[WHAT THE TASK REQUIRES]: Write out every line of the material as it stands, apart from the pictures.

[DATASET EXTRACT]:
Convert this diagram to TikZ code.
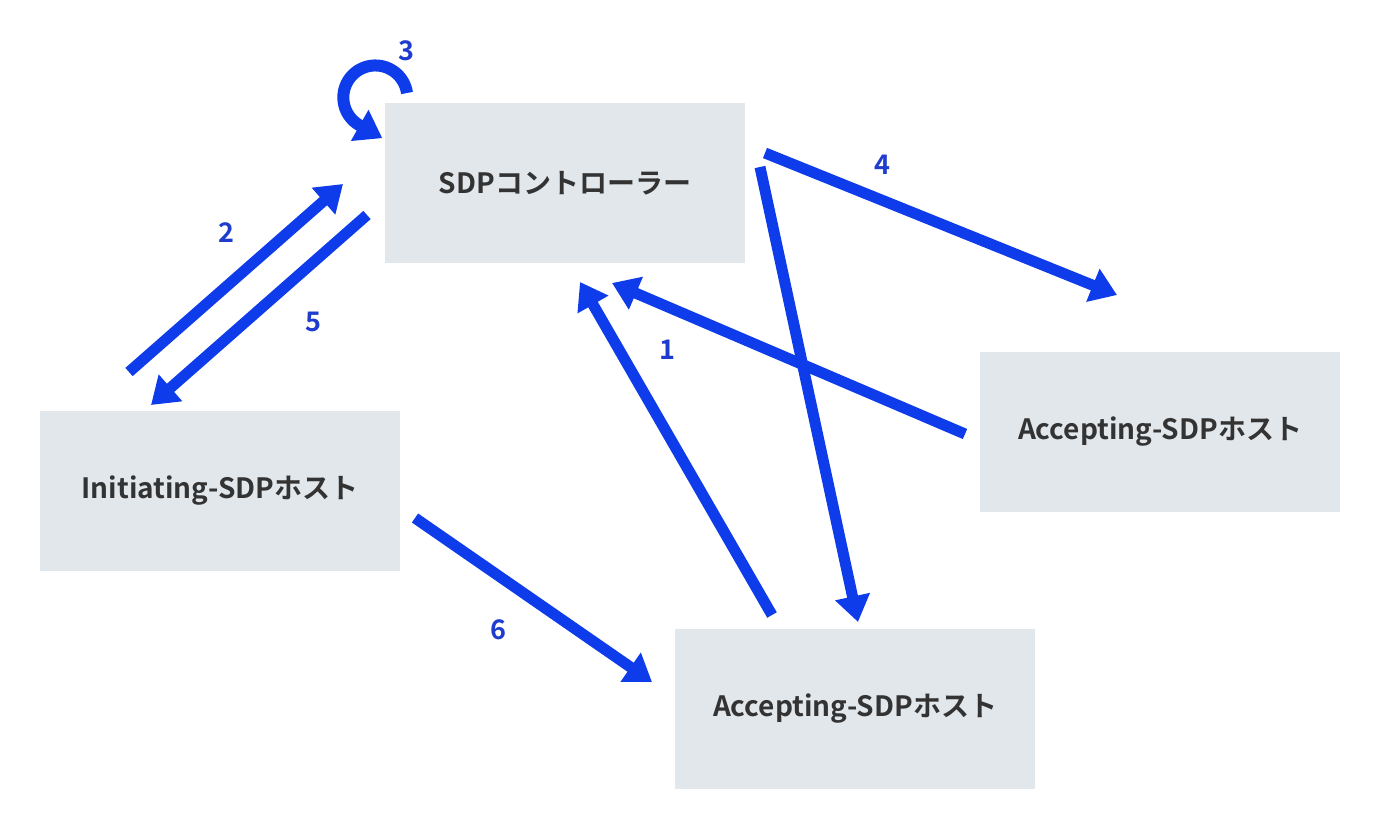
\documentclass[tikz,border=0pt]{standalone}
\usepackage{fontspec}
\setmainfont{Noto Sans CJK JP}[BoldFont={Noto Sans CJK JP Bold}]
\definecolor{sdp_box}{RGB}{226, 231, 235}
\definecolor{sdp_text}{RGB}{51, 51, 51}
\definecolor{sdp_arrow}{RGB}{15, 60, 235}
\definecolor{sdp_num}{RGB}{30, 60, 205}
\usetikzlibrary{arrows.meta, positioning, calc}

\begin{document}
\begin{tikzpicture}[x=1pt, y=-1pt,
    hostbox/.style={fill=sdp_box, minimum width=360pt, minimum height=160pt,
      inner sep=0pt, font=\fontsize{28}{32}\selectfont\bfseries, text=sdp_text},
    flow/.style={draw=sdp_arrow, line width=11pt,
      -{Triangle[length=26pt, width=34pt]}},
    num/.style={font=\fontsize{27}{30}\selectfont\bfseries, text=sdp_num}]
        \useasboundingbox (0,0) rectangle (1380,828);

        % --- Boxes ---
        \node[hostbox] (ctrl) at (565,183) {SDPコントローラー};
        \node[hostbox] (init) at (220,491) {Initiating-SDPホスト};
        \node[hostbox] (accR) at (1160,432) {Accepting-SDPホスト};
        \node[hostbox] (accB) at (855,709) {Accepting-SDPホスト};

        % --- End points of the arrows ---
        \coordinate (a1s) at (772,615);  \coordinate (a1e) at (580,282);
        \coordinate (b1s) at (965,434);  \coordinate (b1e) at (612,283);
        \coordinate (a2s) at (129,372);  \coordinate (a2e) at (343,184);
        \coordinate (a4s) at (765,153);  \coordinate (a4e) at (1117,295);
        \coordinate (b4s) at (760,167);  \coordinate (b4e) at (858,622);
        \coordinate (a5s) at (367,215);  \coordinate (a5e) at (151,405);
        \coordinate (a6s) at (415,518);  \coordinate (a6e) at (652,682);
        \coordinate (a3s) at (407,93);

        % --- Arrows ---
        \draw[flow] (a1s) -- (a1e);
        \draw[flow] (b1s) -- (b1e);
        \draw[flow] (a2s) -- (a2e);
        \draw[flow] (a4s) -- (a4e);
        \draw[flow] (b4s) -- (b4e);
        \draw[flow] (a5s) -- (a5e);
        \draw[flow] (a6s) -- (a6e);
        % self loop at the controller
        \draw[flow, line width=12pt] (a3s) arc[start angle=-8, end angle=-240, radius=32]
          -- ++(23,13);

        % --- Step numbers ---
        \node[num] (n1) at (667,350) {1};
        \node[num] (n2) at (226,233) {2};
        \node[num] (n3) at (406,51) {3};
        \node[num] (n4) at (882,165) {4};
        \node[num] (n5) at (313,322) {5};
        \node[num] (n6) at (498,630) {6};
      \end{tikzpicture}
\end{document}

[TASK ANSWER]:
Convert this diagram to TikZ code.
\documentclass[tikz,border=0pt]{standalone}
\usepackage{fontspec}
\setmainfont{Noto Sans CJK JP}[BoldFont={Noto Sans CJK JP Bold}]
\definecolor{sdp_box}{RGB}{226, 231, 235}
\definecolor{sdp_text}{RGB}{51, 51, 51}
\definecolor{sdp_arrow}{RGB}{15, 60, 235}
\definecolor{sdp_num}{RGB}{30, 60, 205}
\usetikzlibrary{arrows.meta, positioning, calc}

\begin{document}
\begin{tikzpicture}[x=1pt, y=-1pt,
    hostbox/.style={fill=sdp_box, minimum width=360pt, minimum height=160pt,
      inner sep=0pt, font=\fontsize{28}{32}\selectfont\bfseries, text=sdp_text},
    flow/.style={draw=sdp_arrow, line width=11pt,
      -{Triangle[length=26pt, width=34pt]}},
    num/.style={font=\fontsize{27}{30}\selectfont\bfseries, text=sdp_num}]
        \useasboundingbox (0,0) rectangle (1380,828);

        % --- Boxes ---
        \node[hostbox] (ctrl) at (565,183) {SDPコントローラー};
        \node[hostbox] (init) at (220,491) {Initiating-SDPホスト};
        \node[hostbox] (accR) at (1160,432) {Accepting-SDPホスト};
        \node[hostbox] (accB) at (855,709) {Accepting-SDPホスト};

        % --- End points of the arrows ---
        \coordinate (a1s) at (772,615);  \coordinate (a1e) at (580,282);
        \coordinate (b1s) at (965,434);  \coordinate (b1e) at (612,283);
        \coordinate (a2s) at (129,372);  \coordinate (a2e) at (343,184);
        \coordinate (a4s) at (765,153);  \coordinate (a4e) at (1117,295);
        \coordinate (b4s) at (760,167);  \coordinate (b4e) at (858,622);
        \coordinate (a5s) at (367,215);  \coordinate (a5e) at (151,405);
        \coordinate (a6s) at (415,518);  \coordinate (a6e) at (652,682);
        \coordinate (a3s) at (407,93);

        % --- Arrows ---
        \draw[flow] (a1s) -- (a1e);
        \draw[flow] (b1s) -- (b1e);
        \draw[flow] (a2s) -- (a2e);
        \draw[flow] (a4s) -- (a4e);
        \draw[flow] (b4s) -- (b4e);
        \draw[flow] (a5s) -- (a5e);
        \draw[flow] (a6s) -- (a6e);
        % self loop at the controller
        \draw[flow, line width=12pt] (a3s) arc[start angle=-8, end angle=-240, radius=32]
          -- ++(23,13);

        % --- Step numbers ---
        \node[num] (n1) at (667,350) {1};
        \node[num] (n2) at (226,233) {2};
        \node[num] (n3) at (406,51) {3};
        \node[num] (n4) at (882,165) {4};
        \node[num] (n5) at (313,322) {5};
        \node[num] (n6) at (498,630) {6};
      \end{tikzpicture}
\end{document}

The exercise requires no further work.